- [Description of the task]:
Transcribe each line of the material as it is, and drop any picture.
── Data
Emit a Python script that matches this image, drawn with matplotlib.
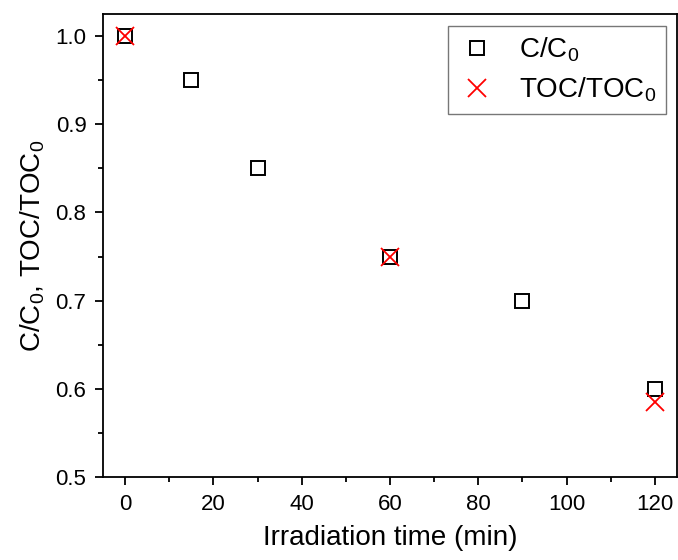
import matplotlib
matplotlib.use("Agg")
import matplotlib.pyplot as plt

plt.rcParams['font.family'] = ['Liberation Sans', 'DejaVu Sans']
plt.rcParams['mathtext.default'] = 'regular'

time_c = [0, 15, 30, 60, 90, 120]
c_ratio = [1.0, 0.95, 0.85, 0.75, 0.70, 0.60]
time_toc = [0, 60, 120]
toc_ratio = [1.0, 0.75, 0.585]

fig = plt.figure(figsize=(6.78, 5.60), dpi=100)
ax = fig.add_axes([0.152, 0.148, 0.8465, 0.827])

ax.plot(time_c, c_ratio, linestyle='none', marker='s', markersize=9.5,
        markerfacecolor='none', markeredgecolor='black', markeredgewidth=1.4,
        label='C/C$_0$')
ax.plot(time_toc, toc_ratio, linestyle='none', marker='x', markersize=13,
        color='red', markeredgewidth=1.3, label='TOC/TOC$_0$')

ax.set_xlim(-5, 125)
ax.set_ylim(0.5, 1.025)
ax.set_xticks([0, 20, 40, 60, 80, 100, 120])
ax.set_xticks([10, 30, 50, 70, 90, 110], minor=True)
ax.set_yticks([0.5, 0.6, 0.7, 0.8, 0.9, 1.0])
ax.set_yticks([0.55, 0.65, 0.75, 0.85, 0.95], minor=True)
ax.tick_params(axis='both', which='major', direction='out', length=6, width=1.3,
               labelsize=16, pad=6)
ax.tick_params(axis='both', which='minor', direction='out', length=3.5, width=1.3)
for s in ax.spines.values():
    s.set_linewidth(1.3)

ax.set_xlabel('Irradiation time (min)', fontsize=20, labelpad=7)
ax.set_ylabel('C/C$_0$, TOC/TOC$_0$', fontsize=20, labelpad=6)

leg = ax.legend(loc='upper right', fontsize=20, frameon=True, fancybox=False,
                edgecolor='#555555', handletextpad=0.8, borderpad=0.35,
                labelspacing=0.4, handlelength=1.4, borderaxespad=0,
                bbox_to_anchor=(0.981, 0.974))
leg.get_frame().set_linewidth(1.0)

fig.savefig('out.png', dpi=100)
────
- [Expected answer]:
Emit a Python script that matches this image, drawn with matplotlib.
import matplotlib
matplotlib.use("Agg")
import matplotlib.pyplot as plt

plt.rcParams['font.family'] = ['Liberation Sans', 'DejaVu Sans']
plt.rcParams['mathtext.default'] = 'regular'

time_c = [0, 15, 30, 60, 90, 120]
c_ratio = [1.0, 0.95, 0.85, 0.75, 0.70, 0.60]
time_toc = [0, 60, 120]
toc_ratio = [1.0, 0.75, 0.585]

fig = plt.figure(figsize=(6.78, 5.60), dpi=100)
ax = fig.add_axes([0.152, 0.148, 0.8465, 0.827])

ax.plot(time_c, c_ratio, linestyle='none', marker='s', markersize=9.5,
        markerfacecolor='none', markeredgecolor='black', markeredgewidth=1.4,
        label='C/C$_0$')
ax.plot(time_toc, toc_ratio, linestyle='none', marker='x', markersize=13,
        color='red', markeredgewidth=1.3, label='TOC/TOC$_0$')

ax.set_xlim(-5, 125)
ax.set_ylim(0.5, 1.025)
ax.set_xticks([0, 20, 40, 60, 80, 100, 120])
ax.set_xticks([10, 30, 50, 70, 90, 110], minor=True)
ax.set_yticks([0.5, 0.6, 0.7, 0.8, 0.9, 1.0])
ax.set_yticks([0.55, 0.65, 0.75, 0.85, 0.95], minor=True)
ax.tick_params(axis='both', which='major', direction='out', length=6, width=1.3,
               labelsize=16, pad=6)
ax.tick_params(axis='both', which='minor', direction='out', length=3.5, width=1.3)
for s in ax.spines.values():
    s.set_linewidth(1.3)

ax.set_xlabel('Irradiation time (min)', fontsize=20, labelpad=7)
ax.set_ylabel('C/C$_0$, TOC/TOC$_0$', fontsize=20, labelpad=6)

leg = ax.legend(loc='upper right', fontsize=20, frameon=True, fancybox=False,
                edgecolor='#555555', handletextpad=0.8, borderpad=0.35,
                labelspacing=0.4, handlelength=1.4, borderaxespad=0,
                bbox_to_anchor=(0.981, 0.974))
leg.get_frame().set_linewidth(1.0)

fig.savefig('out.png', dpi=100)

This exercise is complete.